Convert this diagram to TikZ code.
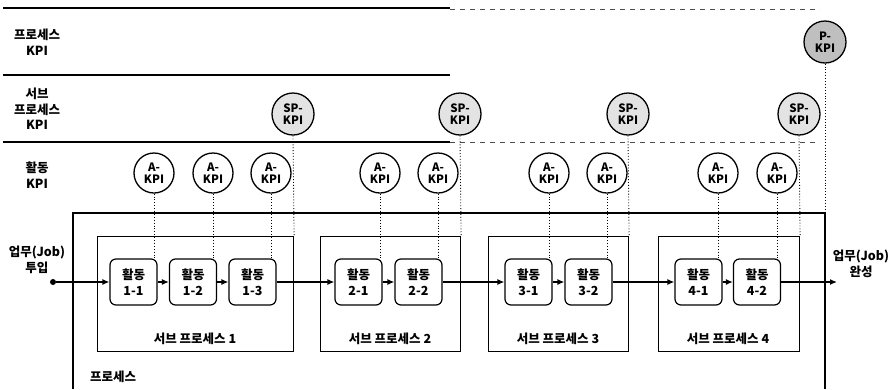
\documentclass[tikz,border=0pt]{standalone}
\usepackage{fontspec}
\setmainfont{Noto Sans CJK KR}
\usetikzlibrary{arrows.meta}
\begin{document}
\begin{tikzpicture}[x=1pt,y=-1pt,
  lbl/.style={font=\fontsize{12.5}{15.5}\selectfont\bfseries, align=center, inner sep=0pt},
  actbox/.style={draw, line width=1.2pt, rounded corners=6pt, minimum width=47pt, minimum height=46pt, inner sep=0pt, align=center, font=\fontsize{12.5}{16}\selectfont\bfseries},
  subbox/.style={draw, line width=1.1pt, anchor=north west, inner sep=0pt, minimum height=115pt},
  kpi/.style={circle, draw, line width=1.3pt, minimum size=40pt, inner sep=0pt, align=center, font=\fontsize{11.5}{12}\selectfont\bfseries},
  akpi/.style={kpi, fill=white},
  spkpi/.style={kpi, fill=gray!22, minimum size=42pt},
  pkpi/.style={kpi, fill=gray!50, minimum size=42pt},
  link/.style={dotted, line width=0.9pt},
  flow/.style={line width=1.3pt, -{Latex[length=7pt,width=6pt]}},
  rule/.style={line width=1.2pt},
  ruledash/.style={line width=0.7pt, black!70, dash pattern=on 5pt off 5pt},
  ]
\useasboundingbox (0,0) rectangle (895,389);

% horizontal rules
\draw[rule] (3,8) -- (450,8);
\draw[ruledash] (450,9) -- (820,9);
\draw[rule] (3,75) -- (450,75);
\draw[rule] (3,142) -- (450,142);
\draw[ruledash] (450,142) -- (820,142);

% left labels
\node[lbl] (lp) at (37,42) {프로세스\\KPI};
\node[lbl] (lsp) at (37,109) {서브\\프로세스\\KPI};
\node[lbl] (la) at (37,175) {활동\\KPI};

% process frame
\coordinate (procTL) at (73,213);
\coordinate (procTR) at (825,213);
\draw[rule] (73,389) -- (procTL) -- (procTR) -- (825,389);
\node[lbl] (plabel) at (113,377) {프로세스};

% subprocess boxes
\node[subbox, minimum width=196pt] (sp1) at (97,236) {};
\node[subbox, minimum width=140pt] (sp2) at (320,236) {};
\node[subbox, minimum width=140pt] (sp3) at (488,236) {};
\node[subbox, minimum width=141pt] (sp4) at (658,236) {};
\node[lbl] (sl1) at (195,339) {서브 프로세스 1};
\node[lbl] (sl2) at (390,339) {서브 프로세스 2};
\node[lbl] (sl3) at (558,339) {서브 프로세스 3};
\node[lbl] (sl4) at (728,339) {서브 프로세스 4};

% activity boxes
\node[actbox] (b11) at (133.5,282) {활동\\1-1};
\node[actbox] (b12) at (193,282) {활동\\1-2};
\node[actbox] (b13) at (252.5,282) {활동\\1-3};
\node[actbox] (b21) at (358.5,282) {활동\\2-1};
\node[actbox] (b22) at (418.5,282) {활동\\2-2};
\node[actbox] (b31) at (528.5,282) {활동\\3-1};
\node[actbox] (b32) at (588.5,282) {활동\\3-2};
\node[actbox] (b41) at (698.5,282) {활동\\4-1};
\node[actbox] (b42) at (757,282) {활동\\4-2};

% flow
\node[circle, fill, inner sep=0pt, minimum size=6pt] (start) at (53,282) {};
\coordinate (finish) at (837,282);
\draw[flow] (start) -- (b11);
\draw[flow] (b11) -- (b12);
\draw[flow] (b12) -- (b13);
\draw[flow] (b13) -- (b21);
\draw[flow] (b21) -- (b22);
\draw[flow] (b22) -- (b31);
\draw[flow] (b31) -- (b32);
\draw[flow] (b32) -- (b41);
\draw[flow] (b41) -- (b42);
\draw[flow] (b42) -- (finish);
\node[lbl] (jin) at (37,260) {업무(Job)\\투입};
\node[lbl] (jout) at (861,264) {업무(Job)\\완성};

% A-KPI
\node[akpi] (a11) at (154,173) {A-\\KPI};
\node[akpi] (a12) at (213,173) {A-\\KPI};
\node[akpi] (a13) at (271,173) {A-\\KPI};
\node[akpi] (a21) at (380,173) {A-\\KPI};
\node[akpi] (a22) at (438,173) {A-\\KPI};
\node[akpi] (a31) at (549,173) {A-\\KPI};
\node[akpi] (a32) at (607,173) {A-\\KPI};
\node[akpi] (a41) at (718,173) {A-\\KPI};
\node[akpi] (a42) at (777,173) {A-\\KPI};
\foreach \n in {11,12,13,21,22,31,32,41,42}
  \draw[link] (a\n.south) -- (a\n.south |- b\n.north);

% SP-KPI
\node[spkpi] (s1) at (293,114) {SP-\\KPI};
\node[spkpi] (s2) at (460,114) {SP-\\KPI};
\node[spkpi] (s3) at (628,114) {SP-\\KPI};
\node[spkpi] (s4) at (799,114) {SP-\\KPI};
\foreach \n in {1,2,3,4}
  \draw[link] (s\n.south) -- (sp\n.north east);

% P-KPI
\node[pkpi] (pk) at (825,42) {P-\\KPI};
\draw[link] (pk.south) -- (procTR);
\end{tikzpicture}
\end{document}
• • • •
### Direction
Return the material line for line, from its beginning to the line that contains "(0,0) rectangle (895,389);", with the pictures left out.

### Reply to the task
Convert this diagram to TikZ code.
\documentclass[tikz,border=0pt]{standalone}
\usepackage{fontspec}
\setmainfont{Noto Sans CJK KR}
\usetikzlibrary{arrows.meta}
\begin{document}
\begin{tikzpicture}[x=1pt,y=-1pt,
  lbl/.style={font=\fontsize{12.5}{15.5}\selectfont\bfseries, align=center, inner sep=0pt},
  actbox/.style={draw, line width=1.2pt, rounded corners=6pt, minimum width=47pt, minimum height=46pt, inner sep=0pt, align=center, font=\fontsize{12.5}{16}\selectfont\bfseries},
  subbox/.style={draw, line width=1.1pt, anchor=north west, inner sep=0pt, minimum height=115pt},
  kpi/.style={circle, draw, line width=1.3pt, minimum size=40pt, inner sep=0pt, align=center, font=\fontsize{11.5}{12}\selectfont\bfseries},
  akpi/.style={kpi, fill=white},
  spkpi/.style={kpi, fill=gray!22, minimum size=42pt},
  pkpi/.style={kpi, fill=gray!50, minimum size=42pt},
  link/.style={dotted, line width=0.9pt},
  flow/.style={line width=1.3pt, -{Latex[length=7pt,width=6pt]}},
  rule/.style={line width=1.2pt},
  ruledash/.style={line width=0.7pt, black!70, dash pattern=on 5pt off 5pt},
  ]
\useasboundingbox (0,0) rectangle (895,389);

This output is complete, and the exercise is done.